The task: In this exercise, return the whole listing exactly, excluding any images.

Material:
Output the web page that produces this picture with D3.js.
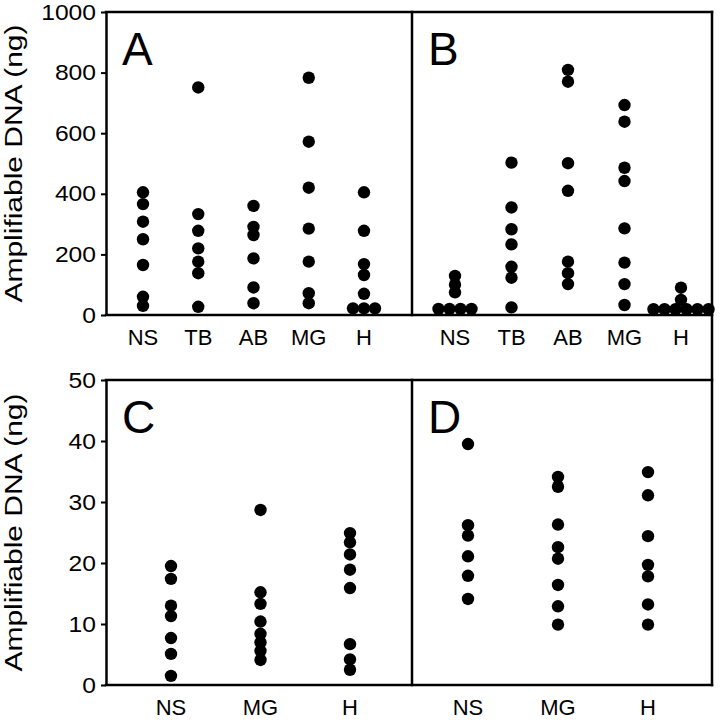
<!DOCTYPE html>
<html><head><meta charset="utf-8">
<script src="https://cdn.jsdelivr.net/npm/d3@7"></script>
<style>body{margin:0;background:#fff}svg{display:block}text{font-family:"Liberation Sans",Arial,Helvetica,sans-serif;fill:#000}</style>
</head><body><svg id="c" width="720" height="720"></svg>
<script>
// ---- data ----
const catsTop = ["NS","TB","AB","MG","H"];
const catsBottom = ["NS","MG","H"];
const ticksTop = [0,200,400,600,800,1000];
const ticksBottom = [0,10,20,30,40,50];
const yTitle = "Amplifiable DNA (ng)";
const panelLabels = ["A","B","C","D"];

const A_NS = [405,366,308,250,165,60,30];
const A_TB = [751,333,278,220,176,138,27];
const A_AB = [360,291,264,187,91,39];
const A_MG = [783,572,420,285,176,72,39];
const A_H  = [405,278,168,132,70,22,22,22];

const B_NS = [129,100,75,20,20,20,20];
const B_TB = [503,355,283,233,159,123,25];
const B_AB = [809,770,501,410,176,138,102];
const B_MG = [693,638,486,442,286,173,102,33];
const B_H  = [90,50,19,19,19,19,19,19];

const C_NS = [19.5,17.4,13.0,11.3,7.7,5.1,1.5];
const C_MG = [28.7,15.2,13.3,10.4,8.4,7.0,5.6,4.1];
const C_H  = [24.9,23.4,21.4,18.9,15.9,6.7,4.2,2.5];

const D_NS = [39.5,26.2,24.5,21.1,17.9,14.1];
const D_MG = [34.1,32.5,26.3,22.6,20.7,16.4,12.9,9.9];
const D_H  = [34.9,31.1,24.4,19.7,17.8,13.2,9.9];

// ---- layout ----
const svg = d3.select("#c");
const L = 106, MID = 412, R = 712;
const topY0 = 315, topY1 = 12, botY0 = 685, botY1 = 380;
const yTop = d3.scaleLinear().domain([0,1000]).range([topY0, topY1]);
const yBot = d3.scaleLinear().domain([0,50]).range([botY0, botY1]);

const panels = [
  {label:panelLabels[0], cats:catsTop, data:[A_NS,A_TB,A_AB,A_MG,A_H], y:yTop, x:d3.scalePoint().domain(catsTop).range([143,364]), x0:L},
  {label:panelLabels[1], cats:catsTop, data:[B_NS,B_TB,B_AB,B_MG,B_H], y:yTop, x:d3.scalePoint().domain(catsTop).range([455,681]), x0:MID},
  {label:panelLabels[2], cats:catsBottom, data:[C_NS,C_MG,C_H], y:yBot, x:d3.scalePoint().domain(catsBottom).range([171,350]), x0:L},
  {label:panelLabels[3], cats:catsBottom, data:[D_NS,D_MG,D_H], y:yBot, x:d3.scalePoint().domain(catsBottom).range([468,648]), x0:MID}
];

const SW = 2.5;
function line(x1,y1,x2,y2){
  svg.append("line").attr("x1",x1).attr("y1",y1).attr("x2",x2).attr("y2",y2)
    .attr("stroke","#000").attr("stroke-width",SW).attr("stroke-linecap","square");
}
// frames
line(L, topY1, R, topY1); line(L, topY0, R, topY0); line(MID, topY1, MID, topY0);
line(L, botY1, R, botY1); line(L, botY0, R, botY0); line(MID, botY1, MID, botY0);
line(R, topY1, R, botY0);

// axes
function yAxis(scale, ticks){
  const g = svg.append("g").attr("transform",`translate(${L},0)`)
    .call(d3.axisLeft(scale).tickValues(ticks).tickFormat(d3.format("d")).tickSize(5).tickPadding(5).tickSizeOuter(0));
  g.select(".domain").attr("stroke-width",SW);
  g.selectAll(".tick line").attr("stroke-width",2);
  g.selectAll(".tick text").style("font-size","22px").attr("fill","#000");
  g.selectAll(".tick text").each(function(){
    const w = this.getComputedTextLength();
    d3.select(this).attr("textLength", w*1.12).attr("lengthAdjust","spacingAndGlyphs");
  });
}
yAxis(yTop, ticksTop);
yAxis(yBot, ticksBottom);

// titles
[(topY0+topY1)/2, (botY0+botY1)/2].forEach(cy=>{
  svg.append("text").attr("transform",`translate(22,${cy}) rotate(-90)`)
    .attr("text-anchor","middle").style("font-size","23px")
    .attr("textLength",278).attr("lengthAdjust","spacingAndGlyphs").text(yTitle);
});

// points
const RAD = 6.2, SPREAD = 11;
panels.forEach(p=>{
  const y0 = p.y.range()[0];
  p.cats.forEach(c=>{
    svg.append("text").attr("x",p.x(c)).attr("y",y0+30).attr("text-anchor","middle")
      .style("font-size","22px").text(c);
  });
  svg.append("text").attr("x",p.x0+16).attr("y",p.y.range()[1]+53)
    .style("font-size","46px").text(p.label);
  p.cats.forEach((c,i)=>{
    const vals = p.data[i];
    const counts = d3.rollup(vals, v=>v.length, d=>d);
    const seen = new Map();
    const pts = vals.map(v=>{
      const k = counts.get(v); const j = seen.get(v)||0; seen.set(v,j+1);
      return {v, off:(j-(k-1)/2)*SPREAD};
    });
    svg.append("g").selectAll("circle").data(pts).join("circle")
      .attr("cx",d=>p.x(c)+d.off).attr("cy",d=>p.y(d.v)).attr("r",RAD).attr("fill","#000");
  });
});
</script></body></html>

Result:
Output the web page that produces this picture with D3.js.
<!DOCTYPE html>
<html><head><meta charset="utf-8">
<script src="https://cdn.jsdelivr.net/npm/d3@7"></script>
<style>body{margin:0;background:#fff}svg{display:block}text{font-family:"Liberation Sans",Arial,Helvetica,sans-serif;fill:#000}</style>
</head><body><svg id="c" width="720" height="720"></svg>
<script>
// ---- data ----
const catsTop = ["NS","TB","AB","MG","H"];
const catsBottom = ["NS","MG","H"];
const ticksTop = [0,200,400,600,800,1000];
const ticksBottom = [0,10,20,30,40,50];
const yTitle = "Amplifiable DNA (ng)";
const panelLabels = ["A","B","C","D"];

const A_NS = [405,366,308,250,165,60,30];
const A_TB = [751,333,278,220,176,138,27];
const A_AB = [360,291,264,187,91,39];
const A_MG = [783,572,420,285,176,72,39];
const A_H  = [405,278,168,132,70,22,22,22];

const B_NS = [129,100,75,20,20,20,20];
const B_TB = [503,355,283,233,159,123,25];
const B_AB = [809,770,501,410,176,138,102];
const B_MG = [693,638,486,442,286,173,102,33];
const B_H  = [90,50,19,19,19,19,19,19];

const C_NS = [19.5,17.4,13.0,11.3,7.7,5.1,1.5];
const C_MG = [28.7,15.2,13.3,10.4,8.4,7.0,5.6,4.1];
const C_H  = [24.9,23.4,21.4,18.9,15.9,6.7,4.2,2.5];

const D_NS = [39.5,26.2,24.5,21.1,17.9,14.1];
const D_MG = [34.1,32.5,26.3,22.6,20.7,16.4,12.9,9.9];
const D_H  = [34.9,31.1,24.4,19.7,17.8,13.2,9.9];

// ---- layout ----
const svg = d3.select("#c");
const L = 106, MID = 412, R = 712;
const topY0 = 315, topY1 = 12, botY0 = 685, botY1 = 380;
const yTop = d3.scaleLinear().domain([0,1000]).range([topY0, topY1]);
const yBot = d3.scaleLinear().domain([0,50]).range([botY0, botY1]);

const panels = [
  {label:panelLabels[0], cats:catsTop, data:[A_NS,A_TB,A_AB,A_MG,A_H], y:yTop, x:d3.scalePoint().domain(catsTop).range([143,364]), x0:L},
  {label:panelLabels[1], cats:catsTop, data:[B_NS,B_TB,B_AB,B_MG,B_H], y:yTop, x:d3.scalePoint().domain(catsTop).range([455,681]), x0:MID},
  {label:panelLabels[2], cats:catsBottom, data:[C_NS,C_MG,C_H], y:yBot, x:d3.scalePoint().domain(catsBottom).range([171,350]), x0:L},
  {label:panelLabels[3], cats:catsBottom, data:[D_NS,D_MG,D_H], y:yBot, x:d3.scalePoint().domain(catsBottom).range([468,648]), x0:MID}
];

const SW = 2.5;
function line(x1,y1,x2,y2){
  svg.append("line").attr("x1",x1).attr("y1",y1).attr("x2",x2).attr("y2",y2)
    .attr("stroke","#000").attr("stroke-width",SW).attr("stroke-linecap","square");
}
// frames
line(L, topY1, R, topY1); line(L, topY0, R, topY0); line(MID, topY1, MID, topY0);
line(L, botY1, R, botY1); line(L, botY0, R, botY0); line(MID, botY1, MID, botY0);
line(R, topY1, R, botY0);

// axes
function yAxis(scale, ticks){
  const g = svg.append("g").attr("transform",`translate(${L},0)`)
    .call(d3.axisLeft(scale).tickValues(ticks).tickFormat(d3.format("d")).tickSize(5).tickPadding(5).tickSizeOuter(0));
  g.select(".domain").attr("stroke-width",SW);
  g.selectAll(".tick line").attr("stroke-width",2);
  g.selectAll(".tick text").style("font-size","22px").attr("fill","#000");
  g.selectAll(".tick text").each(function(){
    const w = this.getComputedTextLength();
    d3.select(this).attr("textLength", w*1.12).attr("lengthAdjust","spacingAndGlyphs");
  });
}
yAxis(yTop, ticksTop);
yAxis(yBot, ticksBottom);

// titles
[(topY0+topY1)/2, (botY0+botY1)/2].forEach(cy=>{
  svg.append("text").attr("transform",`translate(22,${cy}) rotate(-90)`)
    .attr("text-anchor","middle").style("font-size","23px")
    .attr("textLength",278).attr("lengthAdjust","spacingAndGlyphs").text(yTitle);
});

// points
const RAD = 6.2, SPREAD = 11;
panels.forEach(p=>{
  const y0 = p.y.range()[0];
  p.cats.forEach(c=>{
    svg.append("text").attr("x",p.x(c)).attr("y",y0+30).attr("text-anchor","middle")
      .style("font-size","22px").text(c);
  });
  svg.append("text").attr("x",p.x0+16).attr("y",p.y.range()[1]+53)
    .style("font-size","46px").text(p.label);
  p.cats.forEach((c,i)=>{
    const vals = p.data[i];
    const counts = d3.rollup(vals, v=>v.length, d=>d);
    const seen = new Map();
    const pts = vals.map(v=>{
      const k = counts.get(v); const j = seen.get(v)||0; seen.set(v,j+1);
      return {v, off:(j-(k-1)/2)*SPREAD};
    });
    svg.append("g").selectAll("circle").data(pts).join("circle")
      .attr("cx",d=>p.x(c)+d.off).attr("cy",d=>p.y(d.v)).attr("r",RAD).attr("fill","#000");
  });
});
</script></body></html>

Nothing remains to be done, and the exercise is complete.